Brief:
Without the pictures, output the lines of the material from the very first through the one that holds "const yTicks = [0, 10, 20, 30, 40, 50];".

--- START OF Supplied information ---

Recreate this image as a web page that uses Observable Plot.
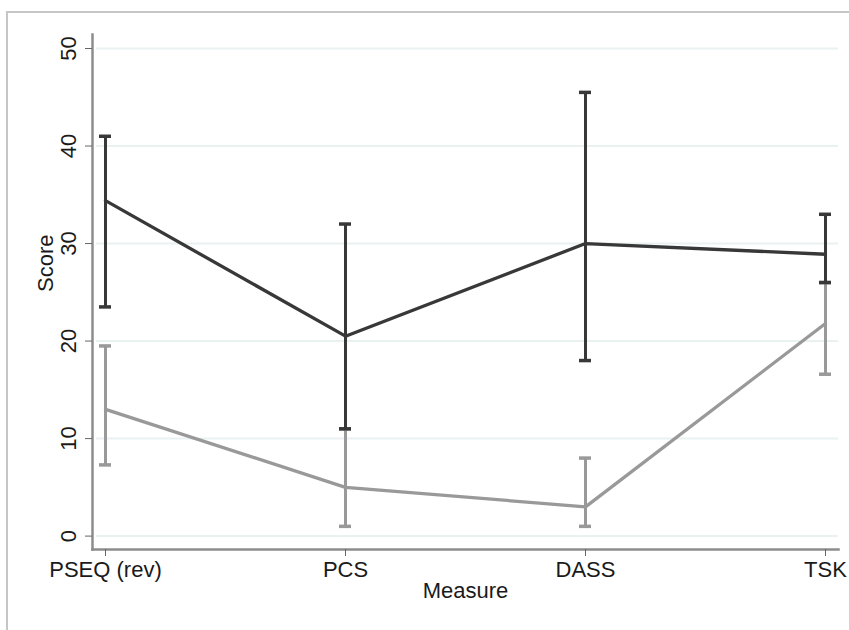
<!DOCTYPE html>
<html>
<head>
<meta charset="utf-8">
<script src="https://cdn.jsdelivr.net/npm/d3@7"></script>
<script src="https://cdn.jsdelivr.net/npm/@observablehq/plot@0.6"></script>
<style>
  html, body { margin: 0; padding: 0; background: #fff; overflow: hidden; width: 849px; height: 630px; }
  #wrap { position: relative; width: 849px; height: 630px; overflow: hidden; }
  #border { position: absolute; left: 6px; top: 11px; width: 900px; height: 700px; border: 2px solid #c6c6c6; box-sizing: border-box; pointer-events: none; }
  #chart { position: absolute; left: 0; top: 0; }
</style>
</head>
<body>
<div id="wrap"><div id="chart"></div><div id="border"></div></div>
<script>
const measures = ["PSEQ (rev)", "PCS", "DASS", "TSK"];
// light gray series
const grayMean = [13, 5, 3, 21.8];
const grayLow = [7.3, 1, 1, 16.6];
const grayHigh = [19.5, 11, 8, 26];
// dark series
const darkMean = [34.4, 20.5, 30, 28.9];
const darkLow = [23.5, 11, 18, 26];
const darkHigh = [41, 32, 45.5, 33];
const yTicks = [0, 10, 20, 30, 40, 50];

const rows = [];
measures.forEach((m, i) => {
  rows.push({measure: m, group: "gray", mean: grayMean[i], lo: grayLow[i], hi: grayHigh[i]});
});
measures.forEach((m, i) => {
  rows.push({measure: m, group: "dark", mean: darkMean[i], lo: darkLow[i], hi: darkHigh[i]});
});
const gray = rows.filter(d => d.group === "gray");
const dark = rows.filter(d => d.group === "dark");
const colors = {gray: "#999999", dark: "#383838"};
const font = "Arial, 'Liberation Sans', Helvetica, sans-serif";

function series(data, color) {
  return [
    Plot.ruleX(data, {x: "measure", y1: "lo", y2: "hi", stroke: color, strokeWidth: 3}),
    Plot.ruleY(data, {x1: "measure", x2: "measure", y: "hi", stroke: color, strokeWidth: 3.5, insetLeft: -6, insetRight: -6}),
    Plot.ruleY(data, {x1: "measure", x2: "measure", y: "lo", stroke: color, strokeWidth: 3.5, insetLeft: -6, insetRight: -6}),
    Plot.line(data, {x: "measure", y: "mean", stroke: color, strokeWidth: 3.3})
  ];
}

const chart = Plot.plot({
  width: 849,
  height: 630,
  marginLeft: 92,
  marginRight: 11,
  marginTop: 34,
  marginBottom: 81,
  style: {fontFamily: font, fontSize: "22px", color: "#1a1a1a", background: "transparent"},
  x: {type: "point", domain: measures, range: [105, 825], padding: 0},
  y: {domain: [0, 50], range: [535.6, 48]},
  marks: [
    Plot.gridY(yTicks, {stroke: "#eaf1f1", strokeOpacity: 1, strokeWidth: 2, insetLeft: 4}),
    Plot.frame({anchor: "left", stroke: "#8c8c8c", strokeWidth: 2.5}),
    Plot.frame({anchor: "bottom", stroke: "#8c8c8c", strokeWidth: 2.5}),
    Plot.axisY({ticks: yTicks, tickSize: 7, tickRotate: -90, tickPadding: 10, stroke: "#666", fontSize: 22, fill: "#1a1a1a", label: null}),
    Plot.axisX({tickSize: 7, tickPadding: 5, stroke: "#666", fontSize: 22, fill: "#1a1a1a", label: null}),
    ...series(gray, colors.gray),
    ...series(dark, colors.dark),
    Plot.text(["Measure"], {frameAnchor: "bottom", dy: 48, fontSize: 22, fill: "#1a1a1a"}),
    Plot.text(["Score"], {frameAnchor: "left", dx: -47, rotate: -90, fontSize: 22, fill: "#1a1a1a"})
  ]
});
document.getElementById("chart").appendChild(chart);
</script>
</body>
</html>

--- END OF Supplied information ---

Result of the task:
Recreate this image as a web page that uses Observable Plot.
<!DOCTYPE html>
<html>
<head>
<meta charset="utf-8">
<script src="https://cdn.jsdelivr.net/npm/d3@7"></script>
<script src="https://cdn.jsdelivr.net/npm/@observablehq/plot@0.6"></script>
<style>
  html, body { margin: 0; padding: 0; background: #fff; overflow: hidden; width: 849px; height: 630px; }
  #wrap { position: relative; width: 849px; height: 630px; overflow: hidden; }
  #border { position: absolute; left: 6px; top: 11px; width: 900px; height: 700px; border: 2px solid #c6c6c6; box-sizing: border-box; pointer-events: none; }
  #chart { position: absolute; left: 0; top: 0; }
</style>
</head>
<body>
<div id="wrap"><div id="chart"></div><div id="border"></div></div>
<script>
const measures = ["PSEQ (rev)", "PCS", "DASS", "TSK"];
// light gray series
const grayMean = [13, 5, 3, 21.8];
const grayLow = [7.3, 1, 1, 16.6];
const grayHigh = [19.5, 11, 8, 26];
// dark series
const darkMean = [34.4, 20.5, 30, 28.9];
const darkLow = [23.5, 11, 18, 26];
const darkHigh = [41, 32, 45.5, 33];
const yTicks = [0, 10, 20, 30, 40, 50];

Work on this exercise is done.